One last question, I would like to ask is to what extent Christianity and thus Augustine has fully accepted the philosophy of the Logos. When Augustine in the seventh book of his Confessions defines his position to the Platonic philosophy, he speaks explicitly about the Logos and he appeals to the prologue of the Gospel of John:

In those books (the books of the Platonists) I read - but not in the same words – that God, the Word, is born not of the flesh, nor of blood, nor of the will of a man, nor of the will of the flesh, but of God. But that the Word became flesh and dwelt among us, I did not read there.(Confessions, VII, IX (14))

The question is how this contradiction between Christianity and classical philosophy should be interpreted. In my view, this opposition is not an absolute one. Augustine reacts not so much against the Platonic philosophy as such and its conception of the Logos as against the complacency of its adherents. Their lack of humility, namely their inability to accept that they are unable to ascend to the Logos, if the Logos does not descends to them.

In that case converge Augustine’s philosophy of creation and theology of redemption. The desire of man to come to God is essentially preceded by the desire of God to come to man. The incarnation of the Logos in the person of Jesus Christ refers to a much broader process, namely the working of the divine Logos from the beginning in all creation. Creation can then be seen as an permanent process of the incarnation of God, who descends into the world, so that man can develop this divine dimension in himself. Or, as Augustine says concisely in a Christmas sermon: God has become man so that man could become God.

Augustine appreciation of the earthly reality

To me it remains an open point of discussion if Augustine the consequences of the cosmic principles of Platonism has entirely put through to its ultimate consequences or did quit too quickly and contented himself with church life. His function did him, as I said, emphasize God's action in the soul and in the Church, so that the human preoccupation with the earthly reality gets in him a somewhat ambiguous meaning. It must be said that his ascetic attitude in the course of his life is getting milder and that he appreciates the earthly reality gradually more positive. For the spirituality of today, it could offer a perspective, as in his view the incarnation of the Word, in principle, also the sanctification of human earthly and worldly pursuits is involved.

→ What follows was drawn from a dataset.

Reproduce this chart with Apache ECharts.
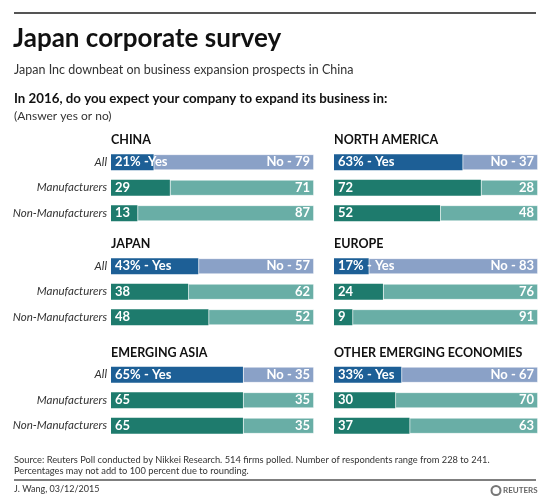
<!DOCTYPE html>
<html>
<head>
<meta charset="utf-8">
<script src="https://cdn.jsdelivr.net/npm/echarts@6/dist/echarts.min.js"></script>
<style>
html,body{margin:0;padding:0;background:#fff;}
#c{width:550px;height:500px;}
</style>
</head>
<body>
<div id="c"></div>
<script>
var regions = ['CHINA', 'NORTH AMERICA', 'JAPAN', 'EUROPE', 'EMERGING ASIA', 'OTHER EMERGING ECONOMIES'];
var groups = ['All', 'Manufacturers', 'Non-Manufacturers'];
var yesValues = [[21, 29, 13], [63, 72, 52], [43, 38, 48], [17, 24, 9], [65, 65, 65], [33, 30, 37]];
var noValues = [[79, 71, 87], [37, 28, 48], [57, 62, 52], [83, 76, 91], [35, 35, 35], [67, 70, 63]];
var yesAllLabels = ['21% -Yes', '63% - Yes', '43% - Yes', '17% - Yes', '65% - Yes', '33% - Yes'];
var noAllLabels = ['No - 79', 'No - 37', 'No - 57', 'No - 83', 'No - 35', 'No - 67'];

var FONT = 'Lato, "Source Sans Pro", sans-serif';
var C = {
  yesAll: '#1d5f96', noAll: '#8aa1c7',
  yes: '#1e7b6d', no: '#69aea6'
};

var colLeft = [111, 334];
var colWidth = [203, 204];
var rowTop = [149.5, 253.5, 362];
var gridH = 76.5;

var grids = [], xAxes = [], yAxes = [], series = [], graphics = [];

regions.forEach(function (reg, i) {
  var col = i % 2, row = Math.floor(i / 2);
  grids.push({ left: colLeft[col], top: rowTop[row], width: colWidth[col], height: gridH, containLabel: false });
  xAxes.push({ type: 'value', gridIndex: i, min: 0, max: 100, show: false });
  yAxes.push({
    type: 'category', gridIndex: i, data: groups, inverse: true,
    axisLine: { show: false }, axisTick: { show: false }, splitLine: { show: false },
    axisLabel: { show: col === 0, fontFamily: FONT, fontStyle: 'italic', fontSize: 11.5, color: '#333', margin: 4 }
  });
  series.push({
    type: 'bar', name: 'Yes', xAxisIndex: i, yAxisIndex: i, stack: 's' + i, barWidth: 16,
    data: yesValues[i].map(function (v, k) {
      return { value: v, itemStyle: { color: k === 0 ? C.yesAll : C.yes } };
    }),
    label: {
      show: true, position: 'insideLeft', distance: 4, color: '#fff', fontFamily: FONT, fontSize: 13, fontWeight: 'bold',
      formatter: function (p) { return p.dataIndex === 0 ? yesAllLabels[i] : String(p.value); }
    },
    z: 3
  });
  series.push({
    type: 'bar', name: 'No', xAxisIndex: i, yAxisIndex: i, stack: 's' + i, barWidth: 16,
    data: noValues[i].map(function (v, k) {
      return { value: v, itemStyle: { color: k === 0 ? C.noAll : C.no } };
    }),
    itemStyle: { borderColor: 'rgba(255,255,255,0.7)', borderWidth: 0.8 },
    label: {
      show: true, position: 'insideRight', distance: 4, color: '#fff', fontFamily: FONT, fontSize: 13, fontWeight: 'bold',
      formatter: function (p) { return p.dataIndex === 0 ? noAllLabels[i] : String(p.value); }
    },
    z: 2
  });
  graphics.push({
    type: 'text', left: colLeft[col], top: rowTop[row] - 16,
    style: { text: reg, fontFamily: FONT, fontSize: 12.5, fontWeight: 'bold', fill: '#111' }
  });
});

graphics.push(
  { type: 'line', shape: { x1: 14, y1: 13, x2: 536, y2: 13 }, style: { stroke: '#555', lineWidth: 2 } },
  { type: 'text', left: 13, top: 26, style: { text: 'Japan corporate survey', fontFamily: FONT, fontSize: 26, fontWeight: 'bold', fill: '#111' } },
  { type: 'text', left: 14, top: 63, style: { text: 'Japan Inc downbeat on business expansion prospects in China', fontFamily: FONT, fontSize: 12.5, fill: '#333' } },
  { type: 'text', left: 14, top: 92, style: { text: 'In 2016, do you expect your company to expand its business in:', fontFamily: FONT, fontSize: 13.3, fontWeight: 'bold', fill: '#111' } },
  { type: 'text', left: 14, top: 110, style: { text: '(Answer yes or no)', fontFamily: FONT, fontSize: 12, fill: '#333' } },
  { type: 'text', left: 14, top: 454, style: { text: 'Source: Reuters Poll conducted by Nikkei Research. 514 firms polled. Number of respondents range from 228 to 241.\nPercentages may not add to 100 percent due to rounding.', fontFamily: FONT, fontSize: 9.3, lineHeight: 11.5, fill: '#333' } },
  { type: 'line', shape: { x1: 14, y1: 480, x2: 536, y2: 480 }, style: { stroke: '#555', lineWidth: 1.5 } },
  { type: 'text', left: 14, top: 485, style: { text: 'J. Wang, 03/12/2015', fontFamily: FONT, fontSize: 9, fill: '#333' } },
  { type: 'circle', shape: { cx: 496, cy: 490.5, r: 4.5 }, style: { fill: '#fff', stroke: '#777', lineWidth: 2 } },
  { type: 'text', left: 503, top: 486, style: { text: 'REUTERS', fontFamily: FONT, fontSize: 8, fontWeight: 'bold', fill: '#666' } }
);

var chart = echarts.init(document.getElementById('c'), null, { renderer: 'canvas' });
chart.setOption({
  animation: false,
  backgroundColor: '#fff',
  grid: grids,
  xAxis: xAxes,
  yAxis: yAxes,
  series: series,
  graphic: graphics
});
</script>
</body>
</html>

I longed no longer for higher things alone, because I considered the totality. And although higher things are self-evidently better, with a sounder judgment I came to the conclusion that the whole of all things is better than the higher things alone
(Confessions VII, xiii (19))

This suggests that Augustine’s concern is more than just the soul.

All creation a sacrament?

In the valuation of whole creation is Augustine's teacher Plotinus more pronounced, as I understand from, Plotinus' English translator Hilary Armstrong. In Plotinus’ view all creation is holy and sacred. This offers a perspective for those who take the working of the Logos seriously that not only the ecclesiastical domain is sacrament of the divine, but also the entire cosmos and all the creative daily work that man accomplish in it.

Here is in my view, an openness to a new kind of spirituality: namely, how Christ as the creative divine Logos in this time could be experienced and how that can offer a completely different attitude towards the earth and the earthly existence.